Did you know that there are trusts for almost every purpose? That there are probate avoidance trusts, generation skipping trusts, dynasty trusts, life insurance trusts, special needs trusts, asset protection trusts, to name a few?

Did you also know that almost every client can benefit from the creation of a trust? A probate avoidance trust that is properly funded will avoid probate and the attendant probate fees (e.g. current statutory fees for a $500,000.00 probate estate are $13,000.00 for the attorney and $13,000.00 for the executor; the cost of a trust is a fraction of these fees; for a $1,000,000.00 probate estate, current fees are $23,000.00 for each … just do the math).

I am experienced in the creation and funding of all of the mentioned trusts. I am available to advise you concerning these matters. Please call me or contact us online if you have any questions or desire further information.


Did you know that every person with a trust requires a will; and those without trusts must have wills if they want to have control over who receives their assets after death?
Did you know that there are certain formalities that must be observed in order for a will to be effective (such as the proper use of witnesses)? Or that it is in the will that you set forth guardianship provisions for minor children?

I prepare pour-over wills (for use with trusts) as part of the estate plan. I also prepare ordinary wills and wills with testamentary trusts.

Powers of Attorney

When do you need a Power of Attorney? Are you going to have surgery? Are you planning on taking an extended vacation when you will be out of touch? Do you know someone elderly who is having difficulty managing their financial affairs?

Powers of attorney are used to allow others to handle financial affairs of those who are unable or unavailable to handle their own affairs. The powers can be effective immediately or upon the occurrence of an event; the powers can continue after the onset of a disability or be terminated at that point. Powers can be general or limited to a specific concern or transaction. A common situation that I encounter is when an elderly parent no longer wishes to handle their checking account; giving a trusted child a power of attorney solves this problem.

If you have concerns for yourself or a loved one that might be addressed by having a power of attorney, please CONTACT US today.

Advance Health Care Directives

What do you want to happen if you are in a coma, on life support? Do you want to have someone pull the plug? Do you want to participate in organ donation or otherwise dictate how your remains are to be dealt with?
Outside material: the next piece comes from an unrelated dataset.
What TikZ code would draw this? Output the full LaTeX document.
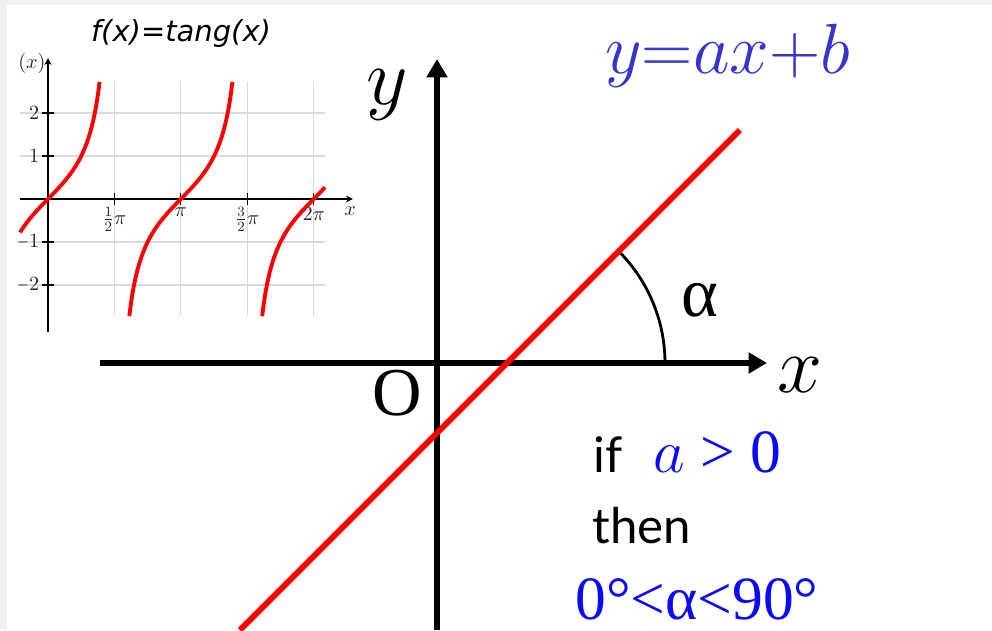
\RequirePackage{fix-cm}
\documentclass[tikz,border=0pt]{standalone}
\usepackage{fontspec}
\usepackage{tikz}
\newfontfamily\timesfont{Liberation Serif}
\newfontfamily\gillfont{Lato}
\newfontfamily\titlefont{DejaVu Sans}
\definecolor{linered}{RGB}{255,0,0}
\definecolor{eqblue}{RGB}{52,52,206}
\definecolor{condblue}{RGB}{10,10,250}
\definecolor{bordergray}{RGB}{240,240,240}
\definecolor{gridgray}{RGB}{218,218,218}
\usetikzlibrary{arrows.meta}
\tikzset{
    mainaxis/.style={-{Triangle[length=10.5pt, width=11.5pt]}, line width=3.4pt, black},
    redline/.style={line width=3.4pt, color=linered},
    anglearc/.style={line width=1.6pt, black},
    inaxis/.style={-{Stealth[length=4pt, width=4pt]}, line width=1.1pt, black},
    ingrid/.style={line width=0.6pt, color=gridgray},
    intick/.style={line width=0.6pt, black},
    tanplot/.style={line width=2.2pt, color=linered, smooth, samples=60},
    ticklab/.style={inner sep=0pt, font=\fontsize{11.5}{13}\selectfont, text=black!85},
    axislabel/.style={inner sep=0pt, font=\fontsize{46}{52}\selectfont},
    greeklabel/.style={inner sep=0pt, font=\timesfont\fontsize{40}{46}\selectfont},
}

\begin{document}
\begin{tikzpicture}[x=0.02cm, y=-0.02cm]
    % Page and border
    \useasboundingbox (0,0) rectangle (992,630);
    \fill[bordergray] (0,0) rectangle (992,630);
    \fill[white] (7,5) rectangle (992,630);

    % Inset graph of the tangent
    \node[inner sep=0pt, font=\titlefont\fontsize{16.5}{19}\selectfont\itshape] (title) at (181,33) {f(x)=tang(x)};
    \begin{scope}
        \clip (18,40) rectangle (372,345);
        \begin{scope}[shift={(48,199)}, x=0.846cm, y=0.86cm]
            \foreach \k in {-2,-1,1,2}
                \draw[ingrid] (-0.66,\k) -- (6.55,\k);
            \foreach \k in {1,2,3,4}
                \draw[ingrid] ({\k*pi/2},-2.72) -- ({\k*pi/2},2.72);
            \draw[inaxis] (-0.66,0) -- (7.21,0);
            \draw[inaxis] (0,-3.09) -- (0,3.28);
            \foreach \k in {-2,-1,1,2}
                \draw[intick] (-0.14,\k) -- (0.14,\k);
            \foreach \k in {1,2,3,4}
                \draw[intick] ({\k*pi/2},-0.14) -- ({\k*pi/2},0.14);
            \node[ticklab, anchor=east] (ytwo) at (-0.2,2) {$2$};
            \node[ticklab, anchor=east] (yone) at (-0.2,1) {$1$};
            \node[ticklab, anchor=east] (ymone) at (-0.2,-1) {$-1$};
            \node[ticklab, anchor=east] (ymtwo) at (-0.2,-2) {$-2$};
            \node[ticklab, anchor=north] (xhalf) at ({pi/2},-0.19) {$\frac{1}{2}\pi$};
            \node[ticklab, anchor=north] (xpi) at ({pi},-0.19) {$\pi$};
            \node[ticklab, anchor=north] (xthree) at ({3*pi/2},-0.19) {$\frac{3}{2}\pi$};
            \node[ticklab, anchor=north] (xtwo) at ({2*pi},-0.19) {$2\pi$};
            \node[ticklab, anchor=west] (xname) at (7.0,-0.28) {$x$};
            \node[ticklab, anchor=east] (fxname) at (-0.05,3.16) {$f(x)$};
            \draw[tanplot] plot[domain=-0.66:1.219] (\x,{tan(\x r)});
            \draw[tanplot] plot[domain=1.9226:4.3606] (\x,{tan(\x r)});
            \draw[tanplot] plot[domain=5.0642:6.55] (\x,{tan(\x r)});
        \end{scope}
    \end{scope}

    % Main axes
    \coordinate (origin) at (437,363);
    \coordinate (xstart) at (100,363);
    \coordinate (xend) at (767,363);
    \coordinate (ystart) at (437,630);
    \coordinate (yend) at (437,59);
    \draw[mainaxis] (xstart) -- (xend);
    \draw[mainaxis] (ystart) -- (yend);
    \node[axislabel] (ylab) at (387,95) {$y$};
    \node[axislabel] (xlab) at (800,375) {$x$};
    \node[inner sep=0pt, font=\timesfont\fontsize{39}{45}\selectfont] (olab) at (397,393) {O};

    % Line y=ax+b and its angle
    \coordinate (lowend) at (240,630);
    \coordinate (highend) at (740,130);
    \coordinate (cross) at (507,363);
    \draw[anglearc] (cross) ++(158,0) arc[start angle=0, end angle=-45, radius=158];
    \draw[redline] (lowend) -- (highend);
    \node[greeklabel] (alphalab) at (700,300) {α};

    % Texts
    \node[inner sep=0pt, anchor=base west, text=eqblue, font=\fontsize{40.5}{46}\selectfont] (eq) at (605,73) {$y{=}ax{+}b$};
    \node[inner sep=0pt, anchor=base west, font=\gillfont\fontsize{28}{32}\selectfont] (iflab) at (593,472) {if};
    \node[inner sep=0pt, anchor=base west, text=condblue, font=\timesfont\fontsize{35}{40}\selectfont] (cond) at (653,472) {$a$ > 0};
    \node[inner sep=0pt, anchor=base west, font=\gillfont\fontsize{28}{32}\selectfont] (thenlab) at (592,543) {then};
    \node[inner sep=0pt, anchor=base west, text=condblue, font=\timesfont\fontsize{35}{40}\selectfont] (result) at (575,619) {0°<α<90°};
\end{tikzpicture}
\end{document}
The Advance Health Care Directive, formerly known as a durable power of attorney for healthcare, is used to give instructions concerning end-of-life medical care for terminal illness, organ donation, and other personal matters, should the person making the directive no longer be able to communicate on their own (e.g. they are in a coma) . Similar to a power of attorney, an agent is appointed to make decisions when you cannot, concerning the issues dealt with in the Advance Health Care Directive. Most clients instruct me to include “pull the plug” provisions in these documents, however, you could instruct otherwise.

I have drafted scores of these documents. My clients have peace of mind knowing that their desires for end of life care will be honored, even if they cannot express those desires for themselves at the time.